The goal is not to prevent every failure—that is impossible when you depend on systems you do not control. The goal is to ensure that when a third-party API has a bad moment, your customer never notices.
Stop Paying SLA Penalties for Other Companies' Outages
The financial reality is stark. Downtime costs Global 2000 companies $400 billion annually. API downtime increased by 60% between early 2024 and 2025. The downward trend in average API uptime signals a growing risk that organizations may fall below acceptable thresholds, compromising SLA compliance and customer trust.
If your integration architecture has no isolation layer between your product and the third-party APIs it depends on, you are absorbing 100% of every provider's downtime into your own SLA metrics. Every HubSpot hiccup, every Salesforce token issue, every Workday rate limit becomes your outage.
The architectural shift is clear:
- Stop building point-to-point connectors. They do not scale, they do not share improvements, and each one is a unique liability.
- Normalize everything at the proxy layer. Rate limits, error formats, auth failures, pagination patterns—standardize them so your application code handles one interface, not fifty.
- Refresh credentials proactively, not reactively. The difference between a 401 error in your logs and a completely invisible token refresh is 60 seconds of buffer time.
- Route all integrations through a single code path so reliability improvements compound across your entire integration surface.
Truto's architecture is built on exactly these principles—a generic execution pipeline where every integration is a data configuration, not a code path. Rate limit normalization, proactive token refreshes, and error handling improvements apply to every integration simultaneously.
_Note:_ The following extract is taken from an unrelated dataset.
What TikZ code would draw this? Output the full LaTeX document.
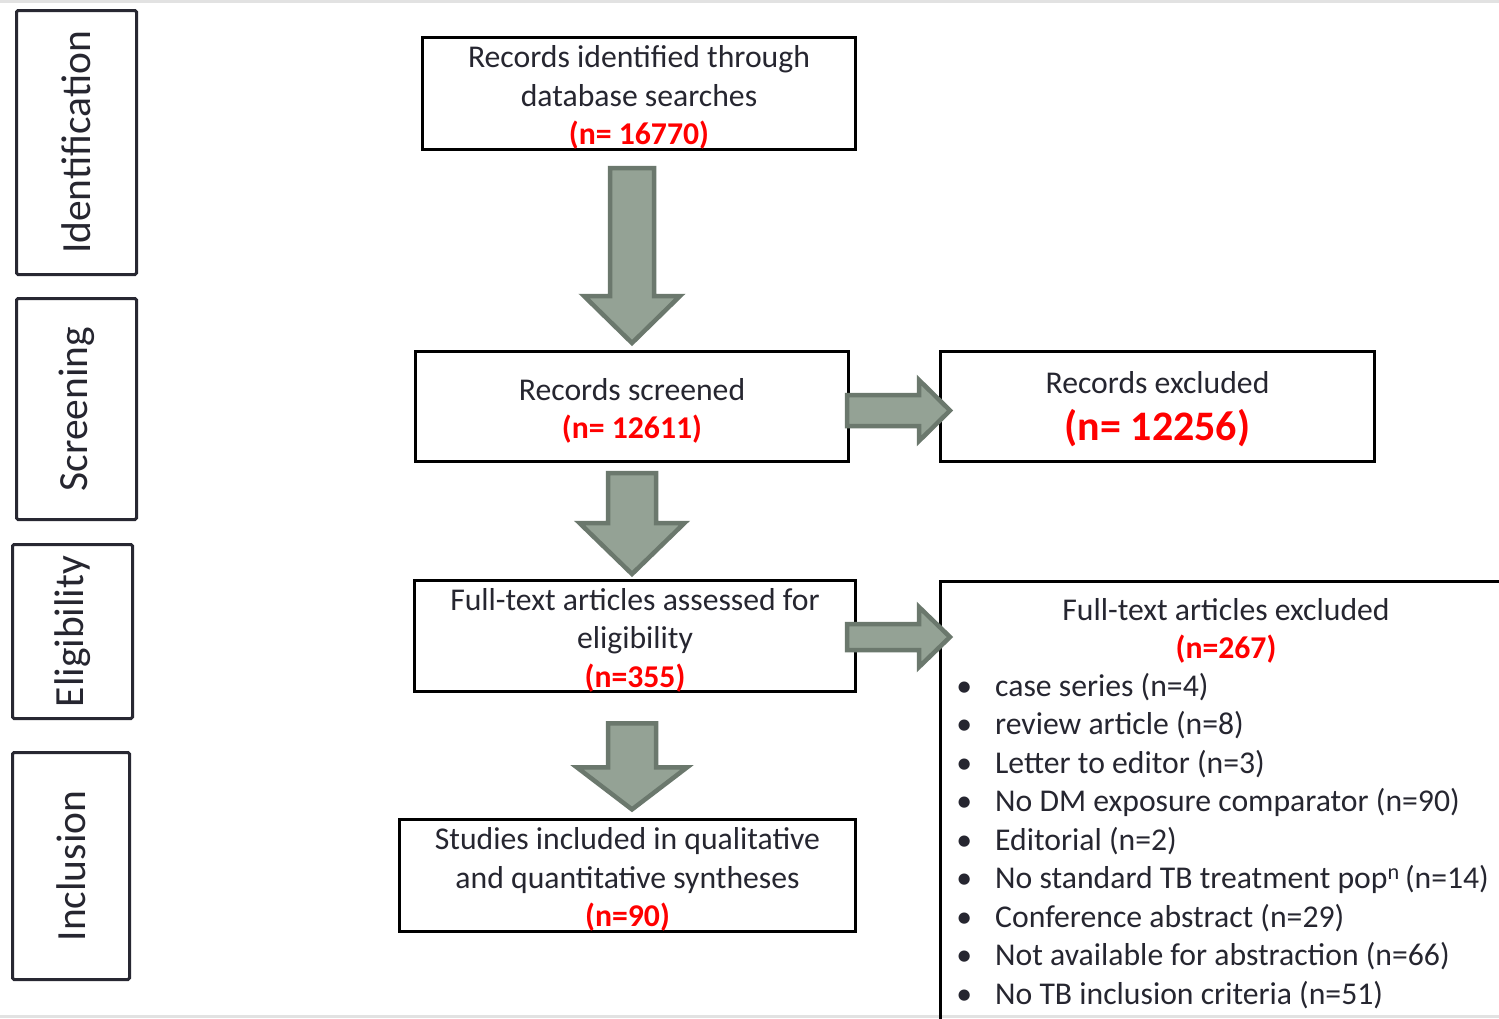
\documentclass[tikz,border=0pt]{standalone}
\usepackage{fontspec}
\setmainfont{Carlito}
\usetikzlibrary{calc}
\definecolor{txt}{RGB}{38,38,48}
\definecolor{arrowfill}{RGB}{148,162,149}
\definecolor{arrowline}{RGB}{107,120,109}
\definecolor{sideline}{RGB}{40,40,50}
\definecolor{band}{RGB}{226,226,226}
\definecolor{nred}{RGB}{255,0,0}
\newcommand{\blockarrow}[6]{%
  \begin{scope}[shift={#1}, rotate=#2]
    \draw[blockarr] (0,-#4) -- ({#3-#6},-#4) -- ({#3-#6},-#5) -- (#3,0) -- ({#3-#6},#5) -- ({#3-#6},#4) -- (0,#4) -- cycle;
  \end{scope}}
\newcommand{\nred}[1]{\textcolor{nred}{\bfseries #1}}
\newcommand{\bul}{\llap{\makebox[0pt][c]{•}\hspace{31pt}}}
\newcommand{\topstrut}[1]{\rule{0pt}{#1}}
\begin{document}
\begin{tikzpicture}[x=1pt,y=-1pt,
  mainfont/.style={font=\fontsize{31.7}{38.5}\selectfont},
  flowbox/.style={draw=black, line width=3pt, text=txt, align=center, inner sep=0pt, mainfont},
  sidebox/.style={draw=sideline, line width=3pt, rounded corners=1.5pt, text=txt, inner sep=0pt,
    font=\fontsize{41.5}{48}\selectfont},
  sidetext/.style={text=txt, font=\fontsize{41.5}{48}\selectfont, rotate=90, inner sep=0pt},
  blockarr/.style={fill=arrowfill, draw=arrowline, line width=4.5pt, line join=miter}]
\useasboundingbox (0,0) rectangle (1499,1018);
\clip (0,0) rectangle (1499,1018);
\fill[white] (0,0) rectangle (1499,1018);
\fill[band] (0,0) rectangle (1499,3);
\fill[band] (0,1015) rectangle (1499,1018);

% side stage boxes
\node[sidebox, minimum width=120pt, minimum height=264pt] (sid) at (76.5,142.5) {};
\node[sidetext] (sidt) at (sid.center) {Identification};
\node[sidebox, minimum width=120pt, minimum height=221pt] (ssc) at (76.5,409) {};
\node[sidetext] (ssct) at (ssc.center) {Screening};
\node[sidebox, minimum width=120pt, minimum height=174pt] (sel) at (72.5,631.5) {};
\node[sidetext] (selt) at (sel.center) {Eligibility};
\node[sidebox, minimum width=117pt, minimum height=227pt] (sin) at (71,866) {};
\node[sidetext] (sint) at (sin.center) {Inclusion};

% flow boxes
\node[flowbox, minimum width=433pt, minimum height=112pt] (b1) at (639,93.5)
  {\topstrut{30pt}Records identified through\\ database searches\\ \nred{(n= 16770)}};
\node[flowbox, minimum width=433pt, minimum height=110pt] (b2) at (632,406.5)
  {\topstrut{31pt}Records screened\\ \nred{(n= 12611)}};
\node[flowbox, minimum width=434pt, minimum height=110pt] (b3) at (1157.5,406.5)
  {\topstrut{27pt}Records excluded\\[9pt] {\fontsize{42}{46}\selectfont\nred{(n= 12256)}}};
\node[flowbox, minimum width=441pt, minimum height=109pt] (b4) at (635,636)
  {\topstrut{30pt}Full-text articles assessed for\\ eligibility\\ \nred{(n=355)}};
\node[flowbox, minimum width=571pt, minimum height=457pt] (b5) at (1226,810) {};
\node[flowbox, minimum width=456pt, minimum height=110pt] (b6) at (627.5,875.5)
  {\topstrut{30pt}Studies included in qualitative\\ and quantitative syntheses\\ \nred{(n=90)}};

% content of excluded full-text box (base anchor = baseline of last line)
\node[text=txt, align=center, inner sep=0pt, anchor=base, font=\fontsize{31.7}{37.5}\selectfont] (b5t)
  at ($(b5.north)+(0,78)$) {Full-text articles excluded\\ \nred{(n=267)}};
\node[text=txt, align=left, inner sep=0pt, anchor=base west, mainfont] (b5l)
  at ($(b5.north west)+(56,424)$) {%
  \bul case series (n=4)\\
  \bul review article (n=8)\\
  \bul Letter to editor (n=3)\\
  \bul No DM exposure comparator (n=90)\\
  \bul Editorial (n=2)\\
  \bul No standard TB treatment pop\textsuperscript{n}\,(n=14)\\
  \bul Conference abstract (n=29)\\
  \bul Not available for abstraction (n=66)\\
  \bul No TB inclusion criteria (n=51)};

% block arrows
\blockarrow{($(b1.south -| b2.center)+(0,17)$)}{-90}{175}{22}{48}{47}
\blockarrow{($(b2.south)+(0,10)$)}{-90}{101}{24}{52.5}{51}
\blockarrow{($(b4.south -| b2.center)+(0,30)$)}{-90}{86}{24}{55}{42}
\blockarrow{($(b2.east)+(-3,4)$)}{0}{103}{15.5}{30.5}{31}
\blockarrow{($(b4.east)+(-10,1)$)}{0}{103}{13}{30}{31}
\end{tikzpicture}
\end{document}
When you are trying to promise four nines to enterprise buyers, that architectural choice is the difference between a promise you can keep and a penalty you will pay.
FAQ
- What does 99.99% uptime actually mean in allowed downtime?
- 99.99% uptime (four nines) allows only 52.6 minutes of total downtime per year, or roughly 4.38 minutes per month. ITIC research found that 90% of organizations now require this as a minimum. Relying directly on third-party APIs without a decoupling layer makes hitting this target mathematically impossible.
- How much does API downtime cost an enterprise?
- According to Splunk and Oxford Economics, downtime costs Global 2000 companies $400 billion annually. ITIC's 2024 survey found that a single hour of downtime exceeds $300,000 for over 90% of mid-size and large enterprises, and 41% of large enterprises report costs between $1 million and $5 million per hour.
- How should SaaS apps handle third-party API rate limits?
- Normalize all third-party rate limit responses — including non-standard ones like Salesforce's HTTP 403 with a body error — into a standard HTTP 429 with a unified Retry-After header at the proxy layer. Your application then only needs one retry strategy: exponential backoff with jitter, respecting that normalized header.
- What is proactive OAuth token refreshing?
- Instead of waiting for an API call to fail with a 401 error, proactive refreshing uses background workers to automatically renew OAuth tokens 60-180 seconds before they expire. Combined with distributed locking to prevent concurrent refresh races, this eliminates auth-related downtime entirely.
- Can a unified API improve integration uptime?
- Yes. A well-architected unified API routes all integrations through a single generic code path, meaning improvements to error handling, retry logic, and token management benefit every integration simultaneously instead of requiring per-connector fixes. A new integration is a configuration entry, not new code that can introduce regressions.